The central government has announced the auction of 14-day treasury bills. Tenders should be submitted in the prescribed from on Friday, August 8, before 2.30 pm and the results will be announced in the same evening. Successful bidders should make payments on Saturday, August 9.
The RBI has announced the revised price list of government securities which will be effective from today. According to the list, the bank will sell the 11 per cent gilt maturing in 2002 for Rs 100.80, the 6.50 per cent paper maturing in 2003 for Rs 80.42 and the 9 per cent security maturing in 2013 for Rs 81.11. The purchase price of gold bonds is Rs 3,723.18.
Also Read
Bank of Baroda has constituted an internal task force to clear foreign currency loans. BoB chief K Kannan, said this was in order to tackle the burgeoning forex deposits with the Indian corporates going for ECBs and even mid-sized firms preferring loans against these forex deposits. The task force will have to search for borrowers and also sanction loans to them, he said.
Public sector banks have surging foreign currency non-resident deposits (banks) in recent years and the RBI has recently allowed them to advance foreign currency loans.
According to Kanan the banks FCNR (B) deposits stand at Rs 2,800 crore and another Rs 100 crore from FCNR (A) would be added to it once the scheme is withdrawn from August 15.
The State Bank of India (SBI) has disbursed a massive us $0.5 billion from its FCNR (B) deposits and plans to cross dollars one billion by the year end. said Kanan
SBI had been getting good business for foreign currency loans, the deputy managing director of the bank, B M Bhide said.
Till recently The corporates were hesitant to come forward for such loans as the exchange risk was with them.

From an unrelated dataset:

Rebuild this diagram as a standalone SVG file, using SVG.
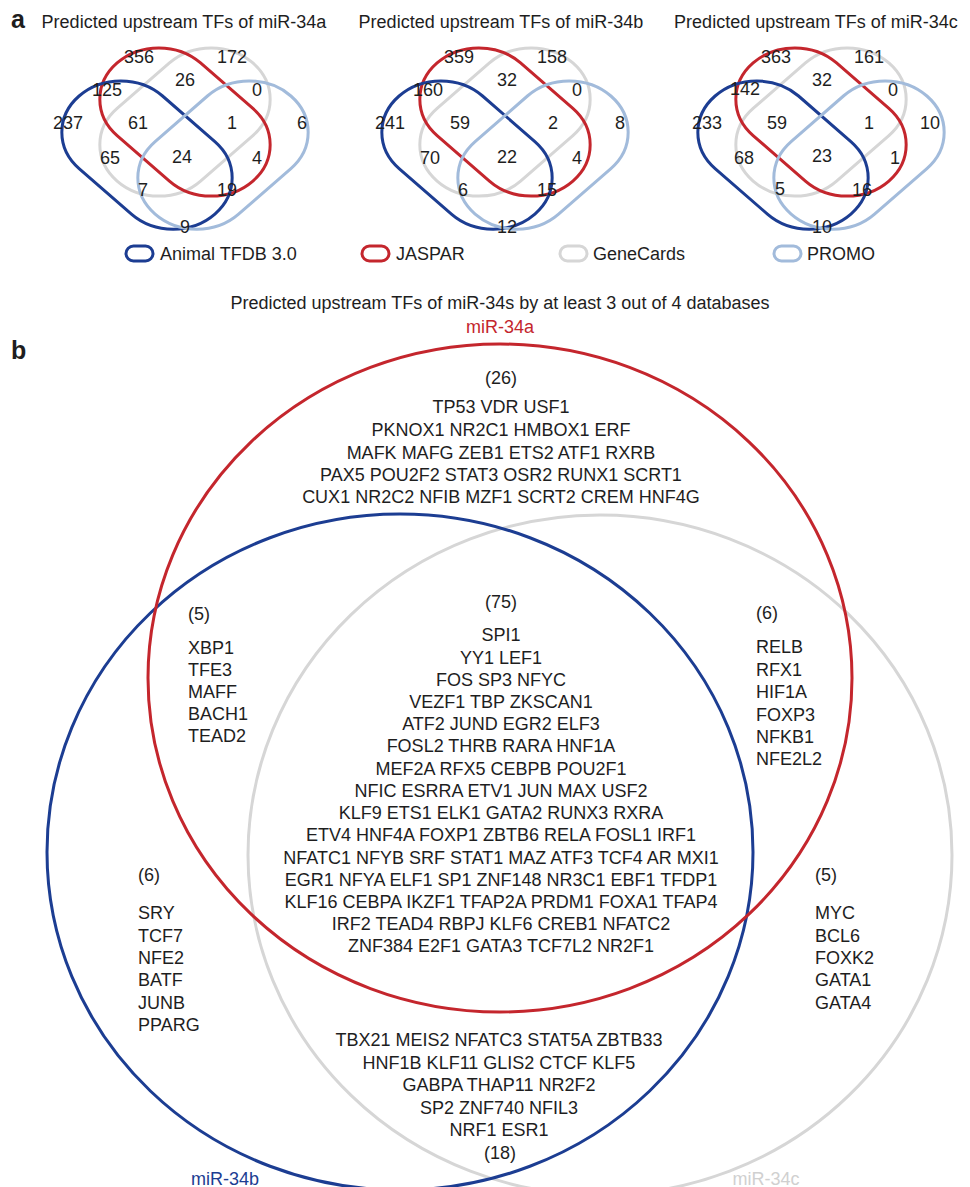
<svg xmlns="http://www.w3.org/2000/svg" width="970" height="1187" viewBox="0 0 970 1187" xml:space="preserve">
<style>
text{font-family:"Liberation Sans",Arial,Helvetica,sans-serif;font-size:18px;fill:#1e1e1e}
.m{text-anchor:middle}
.lab{font-weight:bold;font-size:25px}
.s{fill:none;stroke-width:3;vector-effect:non-scaling-stroke}
.bl{stroke:#1c3d92}
.rd{stroke:#c4262d}
.gy{stroke:#d6d6d6}
.lb{stroke:#a2bbdb}
.big{fill:none;stroke-width:3}
</style>
<defs>
<g id="quad">
<rect class="s gy" x="-96" y="-59" width="192" height="118" rx="59" transform="rotate(-45)"/>
<rect class="s rd" x="-96" y="-59" width="192" height="118" rx="59" transform="rotate(45)"/>
<rect class="s bl" x="-96" y="-59" width="192" height="118" rx="59" transform="translate(-38,38) rotate(45)"/>
<rect class="s lb" x="-96" y="-59" width="192" height="118" rx="59" transform="translate(38,38) rotate(-45)"/>
</g>
</defs>
<rect width="970" height="1187" fill="#ffffff"/>
<g id="panel-a">
<text class="lab" x="11" y="28">a</text>
<g id="venn-34a">
<text class="m" x="184" y="28">Predicted upstream TFs of miR-34a</text>
<use href="#quad" transform="translate(185,122) scale(1,0.87)"/>
<text class="m" x="139" y="63">356</text><text class="m" x="232" y="63">172</text>
<text class="m" x="107" y="96">125</text><text class="m" x="185" y="86">26</text><text class="m" x="257" y="96">0</text>
<text class="m" x="68" y="129">237</text><text class="m" x="138" y="129">61</text><text class="m" x="232" y="129">1</text><text class="m" x="302" y="129">6</text>
<text class="m" x="110" y="164">65</text><text class="m" x="182" y="163">24</text><text class="m" x="257" y="164">4</text>
<text class="m" x="143" y="196">7</text><text class="m" x="227" y="196">19</text>
<text class="m" x="185" y="233">9</text>
</g>
<g id="venn-34b">
<text class="m" x="501" y="28">Predicted upstream TFs of miR-34b</text>
<use href="#quad" transform="translate(505,122) scale(1,0.87)"/>
<text class="m" x="459" y="63">359</text><text class="m" x="552" y="63">158</text>
<text class="m" x="428" y="96">160</text><text class="m" x="507" y="86">32</text><text class="m" x="577" y="96">0</text>
<text class="m" x="390" y="129">241</text><text class="m" x="460" y="129">59</text><text class="m" x="553" y="129">2</text><text class="m" x="620" y="129">8</text>
<text class="m" x="430" y="164">70</text><text class="m" x="507" y="163">22</text><text class="m" x="577" y="164">4</text>
<text class="m" x="463" y="196">6</text><text class="m" x="547" y="196">15</text>
<text class="m" x="507" y="233">12</text>
</g>
<g id="venn-34c">
<text class="m" x="816" y="28">Predicted upstream TFs of miR-34c</text>
<use href="#quad" transform="translate(821,122) scale(1,0.87)"/>
<text class="m" x="776" y="63">363</text><text class="m" x="869" y="63">161</text>
<text class="m" x="745" y="95">142</text><text class="m" x="822" y="86">32</text><text class="m" x="893" y="96">0</text>
<text class="m" x="707" y="129">233</text><text class="m" x="777" y="129">59</text><text class="m" x="869" y="129">1</text><text class="m" x="930" y="129">10</text>
<text class="m" x="744" y="164">68</text><text class="m" x="822" y="162">23</text><text class="m" x="895" y="164">1</text>
<text class="m" x="780" y="195">5</text><text class="m" x="862" y="196">16</text>
<text class="m" x="822" y="233">10</text>
</g>
<g id="legend">
<rect class="s bl" x="126" y="246" width="27" height="15" rx="7.5"/>
<text x="160" y="260">Animal TFDB 3.0</text>
<rect class="s rd" x="362" y="246" width="27" height="15" rx="7.5"/>
<text x="396" y="260">JASPAR</text>
<rect class="s gy" x="560" y="246" width="27" height="15" rx="7.5"/>
<text x="593" y="260">GeneCards</text>
<rect class="s lb" x="774" y="246" width="27" height="15" rx="7.5"/>
<text x="807" y="260">PROMO</text>
</g>
</g>
<g id="panel-b">
<text class="lab" x="11" y="359">b</text>
<text class="m" x="500" y="309">Predicted upstream TFs of miR-34s by at least 3 out of 4 databases</text>
<g id="circles">
<ellipse class="big gy" cx="600" cy="855" rx="352" ry="340"/>
<ellipse class="big bl" cx="400" cy="852" rx="353" ry="338"/>
<ellipse class="big rd" cx="500" cy="678" rx="352" ry="334"/>
</g>
<text class="m" x="500" y="333" style="fill:#c4262d">miR-34a</text>
<text class="m" x="225" y="1185" style="fill:#1c3d92">miR-34b</text>
<text class="m" x="766" y="1185" style="fill:#d0d0d0">miR-34c</text>
<g id="only-34a">
<text class="m" x="501" y="384">(26)</text>
<text class="m" x="501" y="413">TP53 VDR USF1</text>
<text class="m" x="501" y="436">PKNOX1 NR2C1 HMBOX1 ERF</text>
<text class="m" x="501" y="459">MAFK MAFG ZEB1 ETS2 ATF1  RXRB</text>
<text class="m" x="501" y="481">PAX5 POU2F2 STAT3 OSR2 RUNX1  SCRT1</text>
<text class="m" x="501" y="503">CUX1 NR2C2 NFIB MZF1 SCRT2 CREM HNF4G</text>
</g>
<g id="ab">
<text x="188" y="620">(5)</text>
<text x="188" y="654">XBP1</text>
<text x="188" y="676">TFE3</text>
<text x="188" y="698">MAFF</text>
<text x="188" y="720">BACH1</text>
<text x="188" y="742">TEAD2</text>
</g>
<g id="ac">
<text x="756" y="619">(6)</text>
<text x="756" y="653">RELB</text>
<text x="756" y="676">RFX1</text>
<text x="756" y="698">HIF1A</text>
<text x="756" y="721">FOXP3</text>
<text x="756" y="743">NFKB1</text>
<text x="756" y="765">NFE2L2</text>
</g>
<g id="abc">
<text class="m" x="501" y="608">(75)</text>
<text class="m" x="501" y="641">SPI1</text>
<text class="m" x="501" y="664">YY1  LEF1</text>
<text class="m" x="501" y="686">FOS SP3 NFYC</text>
<text class="m" x="501" y="708">VEZF1 TBP ZKSCAN1</text>
<text class="m" x="501" y="730">ATF2 JUND EGR2 ELF3</text>
<text class="m" x="501" y="752">FOSL2 THRB RARA HNF1A</text>
<text class="m" x="501" y="775">MEF2A RFX5  CEBPB  POU2F1</text>
<text class="m" x="501" y="797">NFIC ESRRA ETV1 JUN MAX USF2</text>
<text class="m" x="501" y="819">KLF9 ETS1 ELK1 GATA2 RUNX3 RXRA</text>
<text class="m" x="501" y="841">ETV4 HNF4A FOXP1 ZBTB6 RELA FOSL1 IRF1</text>
<text class="m" x="501" y="864">NFATC1 NFYB SRF STAT1 MAZ ATF3 TCF4 AR MXI1</text>
<text class="m" x="501" y="886">EGR1  NFYA ELF1 SP1 ZNF148 NR3C1 EBF1 TFDP1</text>
<text class="m" x="501" y="908">KLF16 CEBPA IKZF1 TFAP2A PRDM1 FOXA1 TFAP4</text>
<text class="m" x="501" y="930">IRF2 TEAD4 RBPJ KLF6  CREB1 NFATC2</text>
<text class="m" x="501" y="952">ZNF384 E2F1 GATA3 TCF7L2 NR2F1</text>
</g>
<g id="only-34b">
<text x="138" y="881">(6)</text>
<text x="138" y="919">SRY</text>
<text x="138" y="942">TCF7</text>
<text x="138" y="964">NFE2</text>
<text x="138" y="986">BATF</text>
<text x="138" y="1009">JUNB</text>
<text x="138" y="1031">PPARG</text>
</g>
<g id="only-34c">
<text x="815" y="881">(5)</text>
<text x="815" y="919">MYC</text>
<text x="815" y="942">BCL6</text>
<text x="815" y="964">FOXK2</text>
<text x="815" y="986">GATA1</text>
<text x="815" y="1009">GATA4</text>
</g>
<g id="bc">
<text class="m" x="499" y="1046">TBX21 MEIS2 NFATC3 STAT5A ZBTB33</text>
<text class="m" x="499" y="1069">HNF1B KLF11  GLIS2 CTCF KLF5</text>
<text class="m" x="499" y="1091">GABPA THAP11 NR2F2</text>
<text class="m" x="499" y="1114">SP2 ZNF740 NFIL3</text>
<text class="m" x="499" y="1136">NRF1 ESR1</text>
<text class="m" x="500" y="1159">(18)</text>
</g>
</g>
</svg>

Since the rupee has been fairly stable for a long period, the demand for foreign currency has increased in the past two months.
Ever since the RBI reduced the minimum maturity period and freed the deposits rates by placing upper caps, the FCNR (B) scheme has received a lot of response from non-residents.
The banks have now fixed their lending and deposit rates to the London Inter-Bank offered rate (Libor). The growth in deposits for the banks is, however, far higher than the advances.
Heavy foreign currency inflows are taking a toll on the economy and to maintain a stable real effective exchange rate, the Reserve Bank has been mopping up dollars in the forex market and thereby injecting heavy doses of liquidity in the money markets.
To discourage more inflows from non-residents, former RBI deputy governor, S S Tarapore, said the highest reserve requirements should be placed on the non-resident deposits.
He also said the minimum maturity of FCNR (B) should be increased from the present six months to over one year.